Your goal: Gather every line below where "that" appears.

(Items listed in a dataset)
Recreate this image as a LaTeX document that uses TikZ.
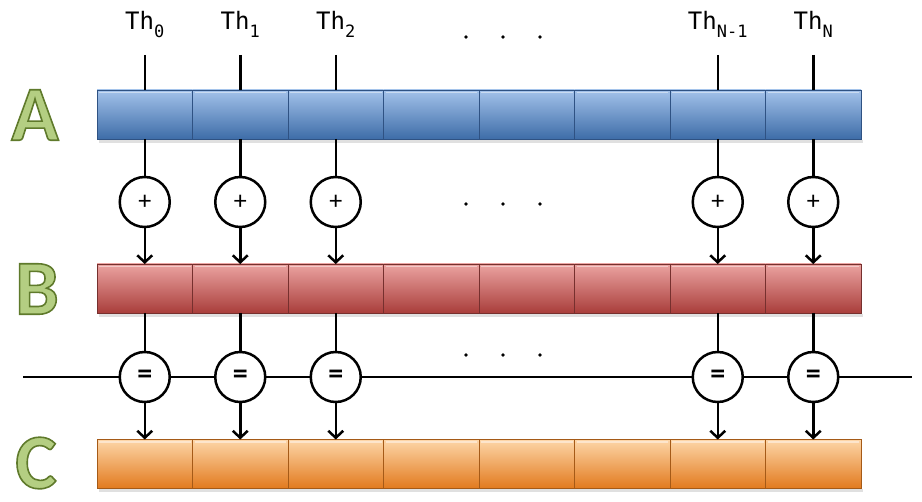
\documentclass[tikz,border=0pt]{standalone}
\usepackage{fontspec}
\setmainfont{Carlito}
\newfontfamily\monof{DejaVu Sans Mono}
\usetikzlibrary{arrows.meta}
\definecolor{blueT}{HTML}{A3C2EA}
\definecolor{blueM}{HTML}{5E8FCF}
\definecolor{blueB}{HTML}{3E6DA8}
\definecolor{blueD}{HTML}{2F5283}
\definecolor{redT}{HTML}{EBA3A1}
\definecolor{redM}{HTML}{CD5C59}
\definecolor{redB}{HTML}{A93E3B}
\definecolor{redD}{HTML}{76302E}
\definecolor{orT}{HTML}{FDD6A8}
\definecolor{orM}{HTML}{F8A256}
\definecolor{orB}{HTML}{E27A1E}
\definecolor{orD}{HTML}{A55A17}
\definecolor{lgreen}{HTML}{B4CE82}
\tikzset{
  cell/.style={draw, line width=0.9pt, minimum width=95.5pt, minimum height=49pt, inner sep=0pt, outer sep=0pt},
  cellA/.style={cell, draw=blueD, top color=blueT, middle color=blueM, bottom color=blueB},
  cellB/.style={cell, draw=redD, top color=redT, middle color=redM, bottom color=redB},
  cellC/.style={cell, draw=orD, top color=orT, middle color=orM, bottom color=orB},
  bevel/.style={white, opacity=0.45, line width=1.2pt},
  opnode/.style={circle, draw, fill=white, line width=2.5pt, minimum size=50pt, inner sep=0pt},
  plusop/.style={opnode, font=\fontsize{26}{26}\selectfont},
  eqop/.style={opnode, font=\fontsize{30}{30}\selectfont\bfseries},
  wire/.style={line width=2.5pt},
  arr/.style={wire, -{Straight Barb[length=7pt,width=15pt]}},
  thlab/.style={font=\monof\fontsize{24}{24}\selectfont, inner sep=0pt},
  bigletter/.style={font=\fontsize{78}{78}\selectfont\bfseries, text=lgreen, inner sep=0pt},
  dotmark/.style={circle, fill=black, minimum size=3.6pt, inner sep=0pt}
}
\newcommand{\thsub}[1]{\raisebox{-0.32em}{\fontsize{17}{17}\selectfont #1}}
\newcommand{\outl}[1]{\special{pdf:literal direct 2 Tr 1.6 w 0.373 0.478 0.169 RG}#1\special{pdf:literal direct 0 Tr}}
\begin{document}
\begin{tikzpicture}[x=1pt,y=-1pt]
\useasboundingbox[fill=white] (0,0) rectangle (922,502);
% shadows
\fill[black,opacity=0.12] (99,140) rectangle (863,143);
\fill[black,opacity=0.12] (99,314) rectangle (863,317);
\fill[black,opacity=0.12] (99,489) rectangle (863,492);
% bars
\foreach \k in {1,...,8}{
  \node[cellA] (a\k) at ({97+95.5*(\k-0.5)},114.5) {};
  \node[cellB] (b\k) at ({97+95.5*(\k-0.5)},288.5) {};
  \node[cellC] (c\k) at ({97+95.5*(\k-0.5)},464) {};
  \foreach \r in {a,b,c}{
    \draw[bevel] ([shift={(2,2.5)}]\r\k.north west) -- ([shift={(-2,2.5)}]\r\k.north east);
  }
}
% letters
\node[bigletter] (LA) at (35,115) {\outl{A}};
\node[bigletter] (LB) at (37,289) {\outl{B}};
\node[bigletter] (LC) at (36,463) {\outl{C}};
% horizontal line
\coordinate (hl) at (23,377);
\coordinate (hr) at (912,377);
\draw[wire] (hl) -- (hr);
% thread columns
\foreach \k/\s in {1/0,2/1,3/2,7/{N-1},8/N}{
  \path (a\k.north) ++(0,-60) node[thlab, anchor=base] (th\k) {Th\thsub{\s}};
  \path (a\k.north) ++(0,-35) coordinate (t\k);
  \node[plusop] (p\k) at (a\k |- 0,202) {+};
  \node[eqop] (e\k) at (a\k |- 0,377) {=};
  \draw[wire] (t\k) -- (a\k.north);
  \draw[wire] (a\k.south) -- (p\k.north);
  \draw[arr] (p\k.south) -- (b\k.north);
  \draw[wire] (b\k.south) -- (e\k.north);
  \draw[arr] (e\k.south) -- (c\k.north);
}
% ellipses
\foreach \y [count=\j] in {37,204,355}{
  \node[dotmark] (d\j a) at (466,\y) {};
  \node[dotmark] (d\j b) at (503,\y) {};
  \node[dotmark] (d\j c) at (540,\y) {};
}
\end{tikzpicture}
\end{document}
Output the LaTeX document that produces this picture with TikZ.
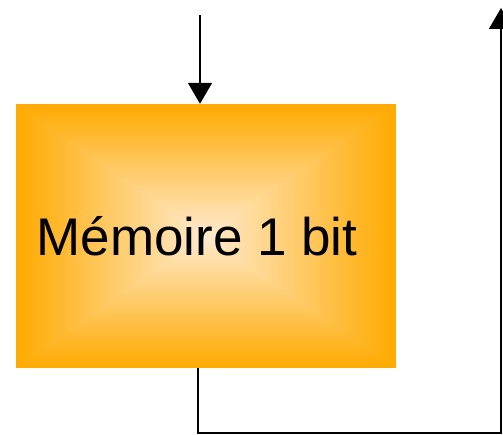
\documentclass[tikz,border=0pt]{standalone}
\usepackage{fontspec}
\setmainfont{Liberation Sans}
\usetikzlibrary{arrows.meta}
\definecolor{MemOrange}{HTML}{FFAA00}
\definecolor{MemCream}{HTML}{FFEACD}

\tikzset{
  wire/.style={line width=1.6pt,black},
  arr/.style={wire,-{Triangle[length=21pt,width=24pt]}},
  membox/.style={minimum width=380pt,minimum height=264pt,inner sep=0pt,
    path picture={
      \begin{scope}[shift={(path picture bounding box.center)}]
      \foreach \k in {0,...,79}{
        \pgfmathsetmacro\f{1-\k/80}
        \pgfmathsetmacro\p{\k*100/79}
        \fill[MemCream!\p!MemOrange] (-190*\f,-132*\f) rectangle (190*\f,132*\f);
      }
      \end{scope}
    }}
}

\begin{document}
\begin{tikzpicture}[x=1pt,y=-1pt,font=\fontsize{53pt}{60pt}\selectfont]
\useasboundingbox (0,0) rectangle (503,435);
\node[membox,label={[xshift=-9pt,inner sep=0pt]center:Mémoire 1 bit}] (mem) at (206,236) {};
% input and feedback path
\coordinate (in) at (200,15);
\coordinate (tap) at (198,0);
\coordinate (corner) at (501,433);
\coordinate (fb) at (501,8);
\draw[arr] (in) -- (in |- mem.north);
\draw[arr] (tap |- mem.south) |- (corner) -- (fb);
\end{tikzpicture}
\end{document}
--
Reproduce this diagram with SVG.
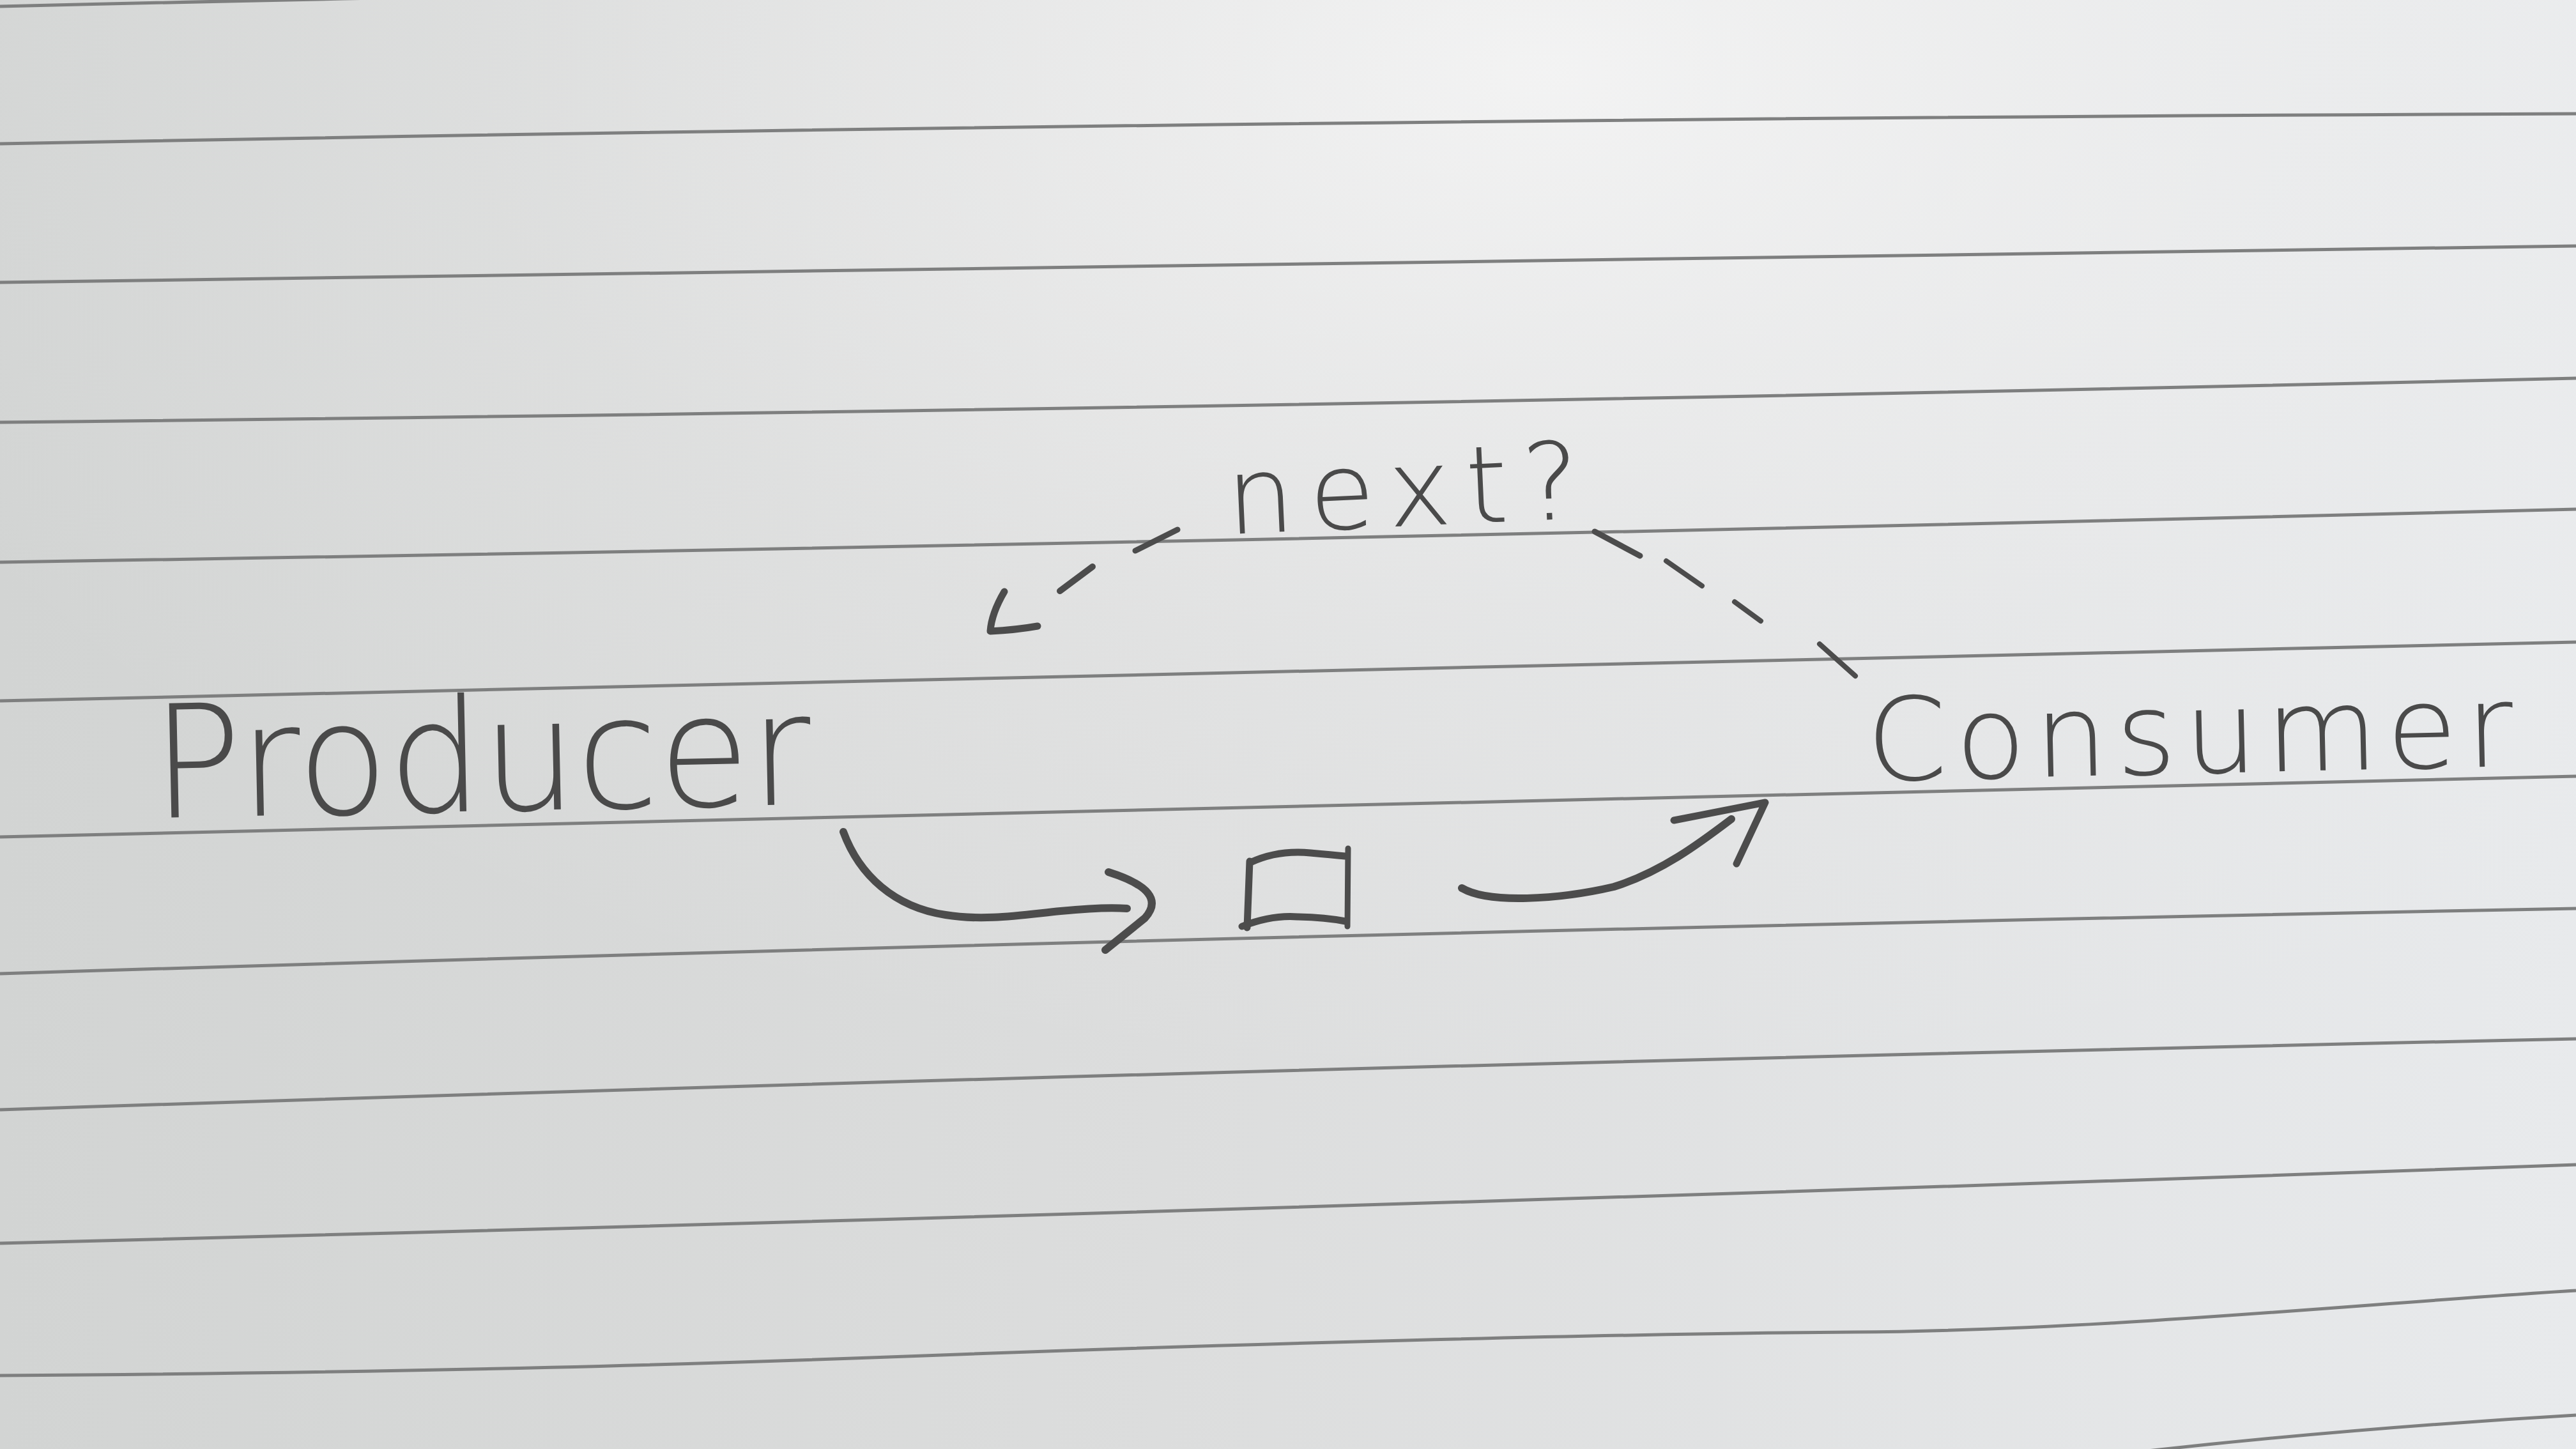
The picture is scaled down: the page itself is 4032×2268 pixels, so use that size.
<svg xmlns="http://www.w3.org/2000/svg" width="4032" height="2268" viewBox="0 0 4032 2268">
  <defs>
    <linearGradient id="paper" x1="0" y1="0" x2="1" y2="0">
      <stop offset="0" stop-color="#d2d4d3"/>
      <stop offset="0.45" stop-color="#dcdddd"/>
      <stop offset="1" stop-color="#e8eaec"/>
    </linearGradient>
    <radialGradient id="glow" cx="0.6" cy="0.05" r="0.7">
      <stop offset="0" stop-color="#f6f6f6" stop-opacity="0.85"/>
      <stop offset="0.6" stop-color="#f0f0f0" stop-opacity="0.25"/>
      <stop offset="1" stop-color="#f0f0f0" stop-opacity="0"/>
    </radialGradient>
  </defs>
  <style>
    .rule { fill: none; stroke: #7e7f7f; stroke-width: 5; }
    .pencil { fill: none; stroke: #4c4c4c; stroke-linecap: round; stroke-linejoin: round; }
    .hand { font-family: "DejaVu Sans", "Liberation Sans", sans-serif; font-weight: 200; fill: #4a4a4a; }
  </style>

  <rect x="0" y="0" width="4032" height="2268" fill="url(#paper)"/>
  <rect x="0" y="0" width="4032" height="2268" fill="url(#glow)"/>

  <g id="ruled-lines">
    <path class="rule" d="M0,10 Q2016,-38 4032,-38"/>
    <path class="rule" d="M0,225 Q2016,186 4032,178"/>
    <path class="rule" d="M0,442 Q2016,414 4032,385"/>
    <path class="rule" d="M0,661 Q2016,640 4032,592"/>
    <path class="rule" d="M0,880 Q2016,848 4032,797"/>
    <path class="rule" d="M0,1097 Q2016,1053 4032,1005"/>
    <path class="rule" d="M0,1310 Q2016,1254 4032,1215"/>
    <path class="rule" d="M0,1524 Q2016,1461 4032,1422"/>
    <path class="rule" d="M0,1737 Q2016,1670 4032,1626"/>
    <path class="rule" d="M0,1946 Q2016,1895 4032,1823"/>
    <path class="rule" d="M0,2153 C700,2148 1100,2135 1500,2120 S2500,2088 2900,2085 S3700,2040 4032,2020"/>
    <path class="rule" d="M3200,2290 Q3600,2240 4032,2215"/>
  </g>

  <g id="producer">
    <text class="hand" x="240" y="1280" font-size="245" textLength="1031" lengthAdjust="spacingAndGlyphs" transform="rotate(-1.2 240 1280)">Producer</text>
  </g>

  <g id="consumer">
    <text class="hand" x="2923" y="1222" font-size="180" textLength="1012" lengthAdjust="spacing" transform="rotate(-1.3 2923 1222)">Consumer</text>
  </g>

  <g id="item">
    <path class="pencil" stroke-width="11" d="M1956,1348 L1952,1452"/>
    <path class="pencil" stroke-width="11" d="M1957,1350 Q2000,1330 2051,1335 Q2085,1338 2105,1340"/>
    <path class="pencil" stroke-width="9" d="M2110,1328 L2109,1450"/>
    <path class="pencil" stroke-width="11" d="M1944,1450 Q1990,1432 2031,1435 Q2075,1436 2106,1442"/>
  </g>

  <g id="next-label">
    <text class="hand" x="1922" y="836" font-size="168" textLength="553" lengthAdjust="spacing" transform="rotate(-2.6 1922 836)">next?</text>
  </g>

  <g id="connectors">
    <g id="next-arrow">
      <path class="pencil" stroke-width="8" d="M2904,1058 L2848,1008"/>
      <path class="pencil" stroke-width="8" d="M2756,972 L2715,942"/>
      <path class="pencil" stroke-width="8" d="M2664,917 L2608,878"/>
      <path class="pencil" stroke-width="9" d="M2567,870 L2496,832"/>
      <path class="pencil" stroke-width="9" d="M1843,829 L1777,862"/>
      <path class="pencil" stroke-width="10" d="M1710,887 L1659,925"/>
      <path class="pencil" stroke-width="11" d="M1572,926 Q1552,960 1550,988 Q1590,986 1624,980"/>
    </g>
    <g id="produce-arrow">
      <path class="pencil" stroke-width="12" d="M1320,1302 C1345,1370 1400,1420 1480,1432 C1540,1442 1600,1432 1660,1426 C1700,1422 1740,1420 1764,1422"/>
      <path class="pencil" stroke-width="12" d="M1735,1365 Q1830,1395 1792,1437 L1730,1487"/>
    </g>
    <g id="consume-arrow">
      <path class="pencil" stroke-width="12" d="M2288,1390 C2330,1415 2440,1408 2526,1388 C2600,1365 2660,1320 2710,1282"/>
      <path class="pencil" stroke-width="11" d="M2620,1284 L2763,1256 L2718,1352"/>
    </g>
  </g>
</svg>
* * *
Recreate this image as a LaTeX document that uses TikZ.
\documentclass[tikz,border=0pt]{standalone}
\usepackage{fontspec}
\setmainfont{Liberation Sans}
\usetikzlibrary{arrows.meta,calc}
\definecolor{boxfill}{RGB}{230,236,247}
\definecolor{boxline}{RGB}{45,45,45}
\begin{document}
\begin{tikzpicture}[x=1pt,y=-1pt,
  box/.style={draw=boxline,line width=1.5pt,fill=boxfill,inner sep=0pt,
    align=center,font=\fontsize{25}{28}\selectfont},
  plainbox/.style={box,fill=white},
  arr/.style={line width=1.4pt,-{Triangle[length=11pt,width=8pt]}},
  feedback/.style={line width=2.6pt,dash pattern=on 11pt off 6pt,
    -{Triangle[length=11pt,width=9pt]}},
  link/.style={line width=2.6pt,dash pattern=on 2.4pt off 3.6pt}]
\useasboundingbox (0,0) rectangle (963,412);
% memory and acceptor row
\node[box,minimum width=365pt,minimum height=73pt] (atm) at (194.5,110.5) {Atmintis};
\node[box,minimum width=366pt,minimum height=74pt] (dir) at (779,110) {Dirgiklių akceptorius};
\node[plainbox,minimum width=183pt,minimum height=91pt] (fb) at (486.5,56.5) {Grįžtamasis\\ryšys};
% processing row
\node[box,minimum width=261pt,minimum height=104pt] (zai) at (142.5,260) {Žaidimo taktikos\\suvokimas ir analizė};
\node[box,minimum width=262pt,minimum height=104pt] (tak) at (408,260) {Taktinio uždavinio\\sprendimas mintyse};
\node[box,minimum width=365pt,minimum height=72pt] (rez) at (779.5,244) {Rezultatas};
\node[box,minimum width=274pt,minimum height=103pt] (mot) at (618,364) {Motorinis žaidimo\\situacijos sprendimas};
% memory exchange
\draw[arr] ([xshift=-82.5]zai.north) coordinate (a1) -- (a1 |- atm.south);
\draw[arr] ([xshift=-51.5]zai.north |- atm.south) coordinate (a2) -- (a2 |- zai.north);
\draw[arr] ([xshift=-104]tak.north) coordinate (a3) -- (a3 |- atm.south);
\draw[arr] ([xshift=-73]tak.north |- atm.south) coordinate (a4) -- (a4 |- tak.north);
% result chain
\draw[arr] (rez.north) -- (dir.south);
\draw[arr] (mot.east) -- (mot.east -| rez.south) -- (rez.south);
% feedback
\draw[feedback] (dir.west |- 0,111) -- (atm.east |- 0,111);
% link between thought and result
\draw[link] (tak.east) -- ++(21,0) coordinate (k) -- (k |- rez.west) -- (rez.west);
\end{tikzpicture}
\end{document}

Written response:
Recreate this image as a LaTeX document that uses TikZ.
Output the LaTeX document that produces this picture with TikZ.
The picture is scaled down: the page itself is 4032×2268 pixels, so use that size.
Recreate this image as a LaTeX document that uses TikZ.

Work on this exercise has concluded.